03/28/2025
A red-roofed hut at the mouth of the Calumet is one of the only clues to a forgotten history: Chicago’s Shrimp Shacks. Calumet Fishery is a one-room shrine to the smokiest salmon and juiciest fried shrimps since 1928. Lawrence’s Fisheries started when a first generation American began serving frog legs in 1950. But if shrimp shacks were once a critical part of Chicago cuisine, how could this Chicago tradition fade away, and how can visitors still taste the recipes that shaped community in the Windy City?
Troha’s Shrimp House, operational since 1917, saw an opportunity in 1935 to sell fried shrimp from New Orleans. Soon a new flavor hit the taste buds of Chicago, and the shrimp shack was born. After WWII, Chicago’s waterways saw an increase in shipping and fishing boat traffic. Smokehouses were set up along the Calumet River, and shrimp was no small business.
The honeymoon was short lived. As early as the 1960s the shrimp shacks of Chicago were feeling the pressure from mother nature herself. Lamprey eels decimated local trout populations, the once mighty community of Chicago’s smelt fishermen, the elusive Spring-time seasonal favorite of Lake Michigan, also fell prey to new predators leading to near-extinction. Ecological change, and the overall slowing of boat traffic through Chicago’s waterways, made the surrounding shrimp shacks disappear.
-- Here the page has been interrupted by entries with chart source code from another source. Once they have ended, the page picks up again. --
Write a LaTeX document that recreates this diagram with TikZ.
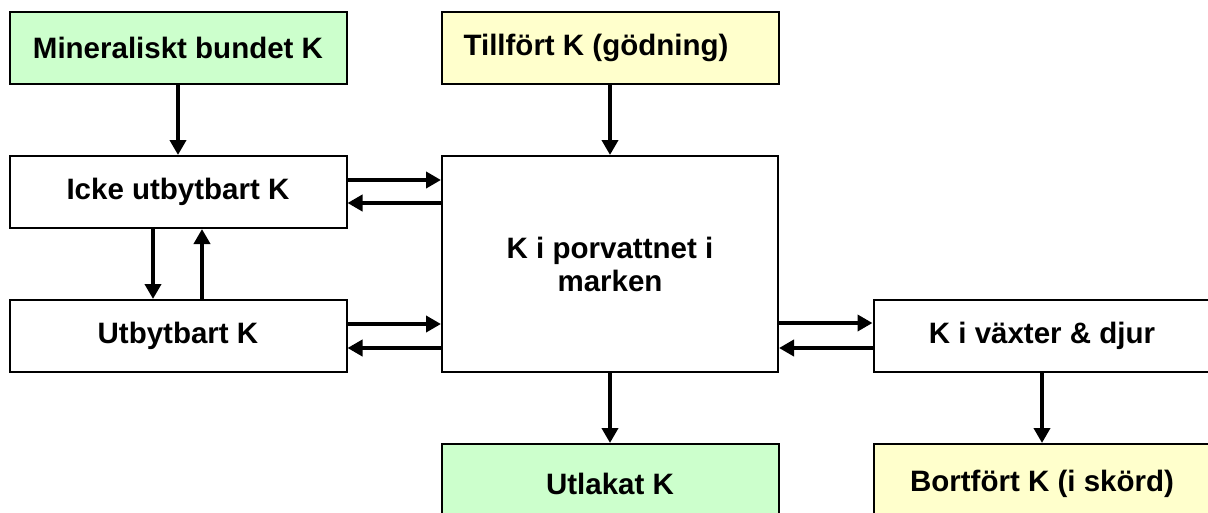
\documentclass[tikz,border=0pt]{standalone}
\usepackage{fontspec}
\setmainfont{Liberation Sans}
\usetikzlibrary{arrows.meta}

\definecolor{mingreen}{HTML}{CCFFCC}
\definecolor{addyellow}{HTML}{FFFFCC}

\tikzset{
    box/.style={draw, line width=2pt, minimum width=337pt, minimum height=72pt,
        inner sep=0pt, align=center, font=\fontsize{29.5}{33}\selectfont\bfseries},
    flow/.style={line width=4pt, -{Triangle[length=15pt, width=16pt]}},
}

\begin{document}
\begin{tikzpicture}[x=1pt, y=-1pt]
    \useasboundingbox (0, 0) rectangle (1208, 512);
    \clip (0, 0) rectangle (1208, 512);

    \node[box, fill=mingreen] (mineral) at (178, 47.5) {Mineraliskt bundet K};
    \node[box, fill=addyellow] (tillfort) at (610, 47.5) {Tillfört K (gödning)\hspace{28pt}};
    \node[box] (icke) at (178, 192) {Icke utbytbart K};
    \node[box] (utbyt) at (178, 336) {Utbytbart K};
    \node[box, minimum width=336pt, minimum height=216pt] (porv) at (610, 264) {K i porvattnet i\\marken};
    \node[box] (vaxter) at (1042, 336) {K i växter \& djur};
    \node[box, fill=mingreen, minimum height=80pt] (utlakat) at (610, 484) {Utlakat K};
    \node[box, fill=addyellow, minimum height=80pt] (bortfort) at (1042, 484) {Bortfört K (i skörd)};

    \draw[flow] (mineral) -- (icke);
    \draw[flow] (tillfort) -- (porv);
    \draw[flow] ([yshift=12pt]icke.east) -- ([yshift=12pt]icke.east -| porv.west);
    \draw[flow] ([yshift=-11pt]icke.east -| porv.west) -- ([yshift=-11pt]icke.east);
    \draw[flow] ([xshift=-25pt]icke.south) -- ([xshift=-25pt]utbyt.north);
    \draw[flow] ([xshift=24pt]utbyt.north) -- ([xshift=24pt]icke.south);
    \draw[flow] ([yshift=12pt]utbyt.east) -- ([yshift=12pt]utbyt.east -| porv.west);
    \draw[flow] ([yshift=-12pt]utbyt.east -| porv.west) -- ([yshift=-12pt]utbyt.east);
    \draw[flow] ([yshift=13pt]vaxter.west -| porv.east) -- ([yshift=13pt]vaxter.west);
    \draw[flow] ([yshift=-12pt]vaxter.west) -- ([yshift=-12pt]vaxter.west -| porv.east);
    \draw[flow] (porv) -- (utlakat);
    \draw[flow] (vaxter) -- (bortfort);
\end{tikzpicture}
\end{document}
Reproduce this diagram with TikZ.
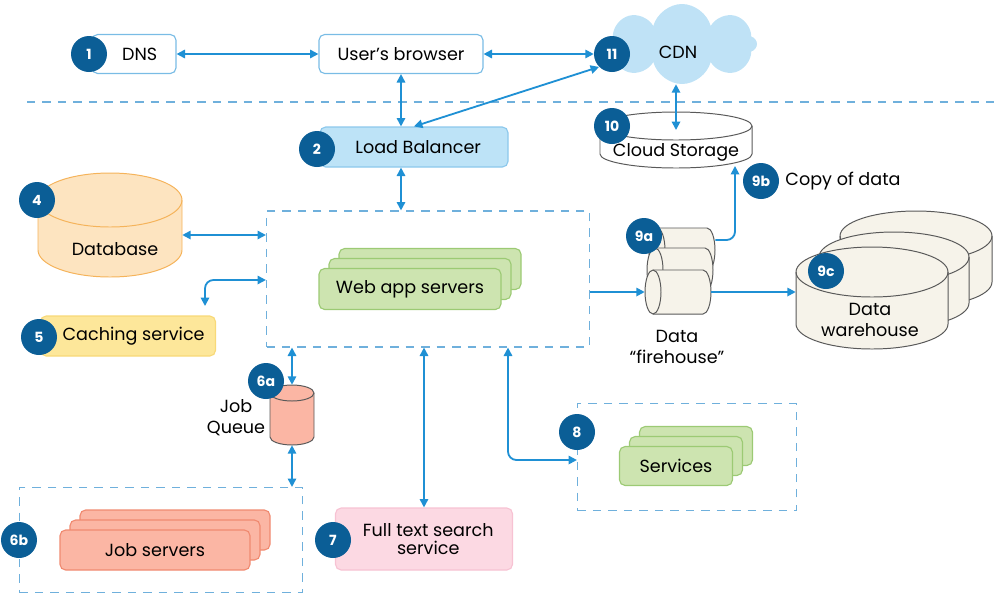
\documentclass[tikz,border=0pt]{standalone}
\usepackage{fontspec}
\setmainfont{Poppins}
\usetikzlibrary{shapes.symbols,shadows,arrows.meta}
\definecolor{badgeblue}{HTML}{0B5E96}
\definecolor{arrowblue}{HTML}{1F90D4}
\definecolor{dashblue}{HTML}{6FB0DC}
\definecolor{lbfill}{HTML}{BDE3F7}
\definecolor{lbline}{HTML}{8CC8EC}
\definecolor{webfill}{HTML}{CDE4B0}
\definecolor{webline}{HTML}{9CCA74}
\definecolor{dbfill}{HTML}{FDE4C0}
\definecolor{dbline}{HTML}{F5B35A}
\definecolor{cachefill}{HTML}{FDE79A}
\definecolor{cacheline}{HTML}{F8D978}
\definecolor{jobfill}{HTML}{FBB6A4}
\definecolor{jobline}{HTML}{F08A70}
\definecolor{ftsfill}{HTML}{FCD9E3}
\definecolor{ftsline}{HTML}{F7C2D3}
\definecolor{whfill}{HTML}{F6F3EA}
\definecolor{cdnfill}{HTML}{BFE2F6}
\newcommand\px{0.025cm}
% vertical cylinder: name, cx, top cy, rx, ry, body height, style
\newcommand\vcyl[7]{%
  \path[#7] (#2-#4,#3) -- ++(0,#6) arc[start angle=180,end angle=360,x radius=#4*\px,y radius=#5*\px]
    -- ++(0,-#6) arc[start angle=0,end angle=180,x radius=#4*\px,y radius=#5*\px] -- cycle;
  \draw[#7, fill=none] (#2-#4,#3) arc[start angle=180,end angle=360,x radius=#4*\px,y radius=#5*\px];
  \node[inner sep=0pt, minimum width=2*#4*\px, minimum height=(#6+2*#5)*\px](#1) at (#2,#3+#6/2) {};}
% horizontal cylinder: name, cx, cy, half length, ry, rx, style
\newcommand\hcyl[7]{%
  \path[#7] (#2-#4,#3-#5) -- ++(2*#4,0) arc[start angle=90,end angle=-90,x radius=#6*\px,y radius=#5*\px]
    -- ++(-2*#4,0) arc[start angle=270,end angle=90,x radius=#6*\px,y radius=#5*\px] -- cycle;
  \draw[#7, fill=none] (#2-#4,#3+#5) arc[start angle=-90,end angle=90,x radius=#6*\px,y radius=#5*\px];
  \node[inner sep=0pt, minimum width=(2*#4+2*#6)*\px, minimum height=2*#5*\px](#1) at (#2,#3) {};}
\tikzset{
  box/.style={draw=arrowblue!60, rounded corners=4pt, line width=0.8pt, inner sep=0pt},
  stack/.style={rounded corners=4pt, line width=0.8pt, inner sep=0pt,
    double copy shadow={shadow xshift=10*\px, shadow yshift=10*\px}},
  badge/.style={circle, fill=badgeblue, text=white, font=\bfseries, minimum size=36*\px, inner sep=0pt},
  group/.style={draw=dashblue, dashed, dash pattern=on 6pt off 5pt, line width=0.8pt, inner sep=0pt},
  cyl/.style={draw=black!65, line width=0.7pt},
  link/.style={<->, draw=arrowblue, line width=1.3pt, >={Triangle[length=6pt,width=6pt]}},
  lbl/.style={draw=none, align=center}
}
\begin{document}
\begin{tikzpicture}[x=\px, y=-\px, font=\fontsize{12.5}{15}\selectfont]
\useasboundingbox (0,0) rectangle (1000,600);
% outside
\node[box, minimum width=84*\px, minimum height=39*\px](dns) at (134,54) {\hspace{8pt}DNS};
\node[badge](b1) at (89,54) {1};
\node[box, minimum width=164*\px, minimum height=39*\px](browser) at (401,54) {User’s browser};
\node[cloud, cloud puffs=8, aspect=1.7, fill=cdnfill, minimum width=150*\px, minimum height=80*\px](cdn) at (682,44) {};
\node[lbl](cdnText) at (678,52) {CDN};
\node[badge](b11) at (612,54) {11};
\draw[dashblue, dashed, dash pattern=on 6pt off 5pt, line width=0.8pt] (27,102) -- (995,102);
% inside
\node[box, fill=lbfill, draw=lbline, minimum width=188*\px, minimum height=40*\px](lb) at (414,147) {\hspace{6pt}Load Balancer};
\node[badge](b2) at (317,149) {2};
\vcyl{storage}{676}{126}{76}{14}{28}{cyl, fill=white}
\node[lbl](storageText) at (676,152) {Cloud Storage};
\node[badge](b10) at (612,126) {10};
\node[badge](b9b) at (761,181) {9b};
\node[lbl](copyText) at (843,181) {Copy of data};
\vcyl{db}{110}{200}{72}{27}{50}{cyl, fill=dbfill, draw=dbline}
\node[lbl](dbText) at (115,249) {Database};
\node[badge](b4) at (37,200) {4};
\node[group, minimum width=323*\px, minimum height=136*\px](web) at (428,279) {};
\node[stack, fill=webfill, draw=webline, minimum width=182*\px, minimum height=41*\px](webApp) at (410,289) {Web app servers};
\node[box, fill=cachefill, draw=cacheline, minimum width=175*\px, minimum height=40*\px](cache) at (128,336) {\hspace{8pt}Caching service};
\node[badge](b5) at (39,337) {5};
\vcyl{queue}{292}{393}{22}{8}{44}{cyl, fill=jobfill}
\node[lbl](queueText) at (236,418) {Job\\Queue};
\node[badge](b6a) at (266,381) {6a};
\node[group, minimum width=283*\px, minimum height=105*\px](jobs) at (161,540) {};
\node[stack, fill=jobfill, draw=jobline, minimum width=190*\px, minimum height=40*\px](jobServers) at (155,550) {Job servers};
\node[badge](b6b) at (19,540) {6b};
\node[box, fill=ftsfill, draw=ftsline, minimum width=177*\px, minimum height=62*\px](fts) at (424,539) {\hspace{6pt}\shortstack{Full text search\\service}};
\node[badge](b7) at (333,540) {7};
\node[group, minimum width=219*\px, minimum height=107*\px](svcGroup) at (687,457) {};
\node[stack, fill=webfill, draw=webline, minimum width=113*\px, minimum height=39*\px](services) at (676,466) {Services};
\node[badge](b8) at (577,432) {8};
% data path
\hcyl{fireBack}{682}{250}{25}{22}{8}{cyl, fill=whfill}
\hcyl{fireMid}{680}{270}{25}{22}{8}{cyl, fill=whfill}
\hcyl{fireFront}{678}{292}{25}{22}{8}{cyl, fill=whfill}
\node[lbl](fireText) at (677,347) {Data\\“firehouse”};
\node[badge](b9a) at (644,236) {9a};
\vcyl{whBack}{916}{236}{76}{25}{46}{cyl, fill=whfill}
\vcyl{whMid}{894}{257}{75}{25}{46}{cyl, fill=whfill}
\vcyl{whFront}{872}{272}{76}{25}{52}{cyl, fill=whfill}
\node[lbl](whText) at (870,320) {Data\\warehouse};
\node[badge](b9c) at (826,271) {9c};
% links
\draw[link] (dns.east) -- (browser.west);
\draw[link] (browser.east) -- (b11.west);
\draw[link] (browser.south) -- (lb.north -| browser.south);
\draw[link] (b11.south west) -- (lb.north);
\draw[link] (lb.south -| browser.south) -- (web.north -| browser.south);
\draw[link] (cdn.south -| storage.center) -- (storage.north |- 0,130);
\draw[link] (db.east |- 0,235) -- (web.west |- 0,235);
\draw[link, rounded corners=6pt] (web.west |- 0,280) -- (205,280) -- (205,306);
\draw[link] (web.south -| queue.north) -- (queue.north);
\draw[link] (queue.south) -- (jobs.north -| queue.south);
\draw[link] (web.south -| fts.north) -- (fts.north);
\draw[link, rounded corners=6pt] (web.south -| 508,0) -- (508,460) -- (svcGroup.west |- 0,460);
\draw[link, -{Triangle[length=6pt,width=6pt]}] (web.east |- fireFront) -- (fireFront.west);
\draw[link, -{Triangle[length=6pt,width=6pt]}] (fireFront.east) -- (whFront.west |- fireFront);
\draw[link, -{Triangle[length=6pt,width=6pt]}, rounded corners=6pt] (fireBack.east |- 0,240) -- (735,240) -- (735,166);
\end{tikzpicture}
\end{document}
So where should our dear readers go if they want to experience a shrimp shack that’s as real Chicago as Deep Dish? The good thing about hard times is that only the best survive. That’s what you’ll find in the 95th Calumet Fishery, Troha’s Shrimp House, and Lawrence’s Fisheries. Newcomers like Frank’s and Snappy’s uphold generations of tradition, continuing to serve history through the highest quality product, one shrimp at a time.